Somente um instituto de pesquisa previu o resultado das eleições americanas: AtlasIntel.
Todos os outros apontavam um empate, com vantagem para Kamala Harris.
A vitória de Donald Trump se mostrou retumbante, tanto em números absolutos (50,9%) como na composição dos delegados (312), à frente nos sete estados-chave do pleito. Não há margem para discussão. Os republicanos voltaram ao poder, e Trump se fortalece para o seu segundo mandato com maioria na Câmara e no Senado.
Diante de tamanho desvio nos prognósticos e frustração das expectativas dos democratas, costuma-se recorrer à justificativa do voto envergonhado da direita. Seria um voto que não é confessado nas enquetes.
Mas, convenhamos, pode-se dizer tudo da direita, menos que é envergonhada. Ela é implacável, audaciosa e orgulhosa do seu ponto de vista. Não conheço nenhum conservador que não encha a boca para pregar as suas razões.
A direita é muito mais ativa nas redes sociais, nos grupos de mensagem, na divulgação de notícias favoráveis ao seu escopo. Não é nem um pouco tímida, nem um pouco receosa: banca as causas conservadoras como quem defende o teto da sua família.
Ouço com estranheza quando o argumento para erros de pesquisa é o de que o eleitor retrógrado dissimulou a sua intenção.
Não é verdade. A direita também se apresenta com uma unidade maior. Prospecta simpatizantes com facilidade, não pedindo a eles nada em troca, apenas o apoio. É ecumênica, não realiza uma varredura biográfica e pessoal para oficializar adesão. Aceita, inclusive, vira-casaca, quem trocou de lado, quem era antes do âmbito progressista.
Seus interesses estão acima dos seus defeitos.
Já a esquerda quer que você pense e se comporte de modo semelhante. Exige coerência e imersão, carteirinha assinada e fidelidade aos temas. Existe uma autofagia que merece investigação, um purismo extremista. No primeiro deslize verbal, no primeiro mal-entendido, um colega das trincheiras se torna um inimigo. A própria esquerda abomina parte de sua comunidade, designando-a como “esquerdo-macho” e produzindo perigosas dissidências.
Ela é feita de facções e de terminologias incompreensíveis para o grande público. “Identitarismo”? “Metodologias interseccionais”? Capacitismo? Como é possível se sentir incluído na política se o eleitor se sente excluído na linguagem?

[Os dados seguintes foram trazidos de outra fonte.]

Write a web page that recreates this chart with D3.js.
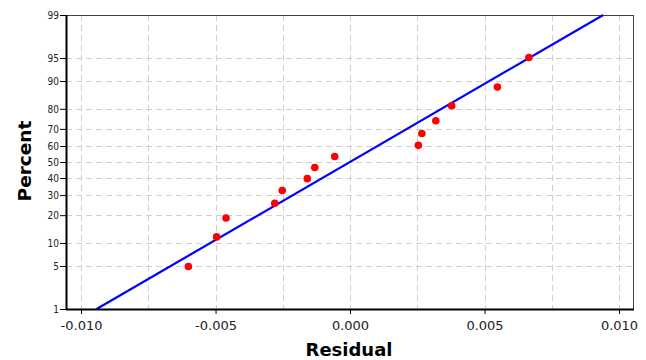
<!DOCTYPE html>
<html>
<head>
<meta charset="utf-8">
<script src="https://cdn.jsdelivr.net/npm/d3@7"></script>
<style>
  html, body { margin: 0; padding: 0; background: #fff; }
  svg { display: block; }
</style>
</head>
<body>
<svg id="chart" width="646" height="360"></svg>
<script>
// ---- data ----
const residuals = [-0.00601, -0.00496, -0.00461, -0.00280, -0.00252, -0.00159, -0.00131,
                   -0.00057, 0.00254, 0.00267, 0.00319, 0.00378, 0.00548, 0.00665];
const percents  = [4.9, 11.8, 18.8, 25.7, 32.6, 39.6, 46.5, 53.5, 60.4, 67.4, 74.3, 81.3, 88.2, 95.1];
const yTickValues = [1, 5, 10, 20, 30, 40, 50, 60, 70, 80, 90, 95, 99];
const xTickValues = [-0.010, -0.005, 0.000, 0.005, 0.010];
const xGridValues = [-0.0100, -0.0075, -0.0050, -0.0025, 0.0000, 0.0025, 0.0050, 0.0075, 0.0100];
const xDomain = [-0.01056, 0.01052];
const xLabel = "Residual";
const yLabel = "Percent";

// inverse standard normal CDF (Acklam)
function probit(p) {
  const a = [-3.969683028665376e+01, 2.209460984245205e+02, -2.759285104469687e+02, 1.383577518672690e+02, -3.066479806614716e+01, 2.506628277459239e+00];
  const b = [-5.447609879822406e+01, 1.615858368580409e+02, -1.556989798598866e+02, 6.680131188771972e+01, -1.328068155288572e+01];
  const c = [-7.784894002430293e-03, -3.223964580411365e-01, -2.400758277161838e+00, -2.549732539343734e+00, 4.374664141464968e+00, 2.938163982698783e+00];
  const d = [7.784695709041462e-03, 3.224671290700398e-01, 2.445134137142996e+00, 3.754408661907416e+00];
  const pl = 0.02425, ph = 1 - pl;
  let q, r;
  if (p < pl) {
    q = Math.sqrt(-2 * Math.log(p));
    return (((((c[0]*q+c[1])*q+c[2])*q+c[3])*q+c[4])*q+c[5]) / ((((d[0]*q+d[1])*q+d[2])*q+d[3])*q+1);
  } else if (p <= ph) {
    q = p - 0.5; r = q*q;
    return (((((a[0]*r+a[1])*r+a[2])*r+a[3])*r+a[4])*r+a[5])*q / (((((b[0]*r+b[1])*r+b[2])*r+b[3])*r+b[4])*r+1);
  } else {
    q = Math.sqrt(-2 * Math.log(1 - p));
    return -(((((c[0]*q+c[1])*q+c[2])*q+c[3])*q+c[4])*q+c[5]) / ((((d[0]*q+d[1])*q+d[2])*q+d[3])*q+1);
  }
}

const svg = d3.select("#chart");
const L = 66, R = 633, T = 15, B = 309;

const x = d3.scaleLinear().domain(xDomain).range([L, R]);
const zScale = d3.scaleLinear().domain([probit(0.01), probit(0.99)]).range([B, T]);
const y = pct => zScale(probit(pct / 100));

// grid
const grid = svg.append("g").attr("stroke", "#cfcfcf").attr("stroke-width", 1).attr("stroke-dasharray", "6,4");
grid.selectAll("line.h").data(yTickValues.filter(v => v !== 1 && v !== 99)).join("line")
  .attr("x1", L).attr("x2", R)
  .attr("y1", d => Math.round(y(d)) + 0.5).attr("y2", d => Math.round(y(d)) + 0.5);
grid.selectAll("line.v").data(xGridValues).join("line")
  .attr("y1", T).attr("y2", B)
  .attr("x1", d => Math.round(x(d)) + 0.5).attr("x2", d => Math.round(x(d)) + 0.5);

// frame
svg.append("rect").attr("x", L + 0.5).attr("y", T + 0.5).attr("width", R - L).attr("height", B - T)
  .attr("fill", "none").attr("stroke", "#404040").attr("stroke-width", 1);

// fitted line (mean and sd of residuals)
const mu = d3.mean(residuals), sd = d3.deviation(residuals);
const pLine = [0.01, 0.99];
svg.append("line")
  .attr("x1", x(mu + sd * probit(pLine[0]))).attr("y1", zScale(probit(pLine[0])))
  .attr("x2", x(mu + sd * probit(pLine[1]))).attr("y2", zScale(probit(pLine[1])))
  .attr("stroke", "#0000ff").attr("stroke-width", 2.2);

// points
svg.append("g").selectAll("circle").data(residuals).join("circle")
  .attr("cx", d => x(d)).attr("cy", (d, i) => y(percents[i]))
  .attr("r", 3.8).attr("fill", "#ff0000");

// axes
const xAxis = d3.axisBottom(x).tickValues(xTickValues).tickFormat(d3.format(".3f")).tickSize(5).tickSizeOuter(0);
const gx = svg.append("g").attr("transform", `translate(0,${B})`).call(xAxis);
gx.select(".domain").attr("d", `M${L},0.5H${R + 1}`).attr("stroke", "#000").attr("stroke-width", 2);
gx.selectAll(".tick line").attr("stroke", "#000");
gx.selectAll("text").attr("font-family", "'DejaVu Sans', sans-serif").attr("font-size", 13)
  .attr("fill", "#222").attr("dy", "1.0em")
  .text(d => d3.format(".3f")(d).replace("−", "-"));

const yAxis = d3.axisLeft(zScale).tickValues(yTickValues.map(v => probit(v / 100)))
  .tickFormat((d, i) => yTickValues[i]).tickSize(6).tickSizeOuter(0);
const gy = svg.append("g").attr("transform", `translate(${L},0)`).call(yAxis);
gy.select(".domain").attr("d", `M0.5,${T}V${B + 1}`).attr("stroke", "#000").attr("stroke-width", 2);
gy.selectAll(".tick line").attr("stroke", "#000");
gy.selectAll("text").attr("font-family", "'DejaVu Sans Condensed', 'DejaVu Sans', sans-serif")
  .attr("font-size", 10).attr("fill", "#222").attr("x", -7);

// axis titles
svg.append("text").attr("x", 349).attr("y", 356).attr("text-anchor", "middle")
  .attr("font-family", "'DejaVu Sans', sans-serif").attr("font-weight", "bold").attr("font-size", 18)
  .attr("fill", "#000").text(xLabel);
svg.append("text").attr("transform", "translate(31,161) rotate(-90)").attr("text-anchor", "middle")
  .attr("font-family", "'DejaVu Sans', sans-serif").attr("font-weight", "bold").attr("font-size", 18.5)
  .attr("fill", "#000").text(yLabel);
</script>
</body>
</html>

Não duvido que decorram daí a antipatia e a rejeição para seus candidatos e propostas. A impressão que dá é que você precisa se preparar para ser de esquerda, num elitismo que não combina com a proteção das minorias.
O eleitorado indeciso não se vê espelhado, não se vê retratado, não se vê contemplado.
A direita é pragmática. Ainda que brigue entre si — por exemplo, Marçal e Nunes em São Paulo ou Caiado e Bolsonaro em Goiânia —, não condena os eleitores alinhados no mesmo campo ideológico. As rusgas se mantêm na esfera das nomeações. Quando um nome se sobressai, a oposição interna se cala, e as diferenças vão para baixo do tapete.
Isso explica no Brasil o efeito Kassab nas eleições municipais e o sucesso do Partido Social Democrático (PSD) com a conquista de 887 prefeituras (cinco capitais), sendo o partido com o maior número de prefeitos eleitos em 2024. O fundador do PSD, Gilberto Kassab, é um cacique invisível, nem aparece, move-se nos bastidores, articulando coligações numa postura moderada, ou seja, apoiando distintos governos, independentemente de sua corrente.
O voto envergonhado talvez seja hoje o da esquerda, que jamais se satisfaz com o seu representante, que parece apenas votar no menos pior, sem arrebatamento, sem fazer campanha.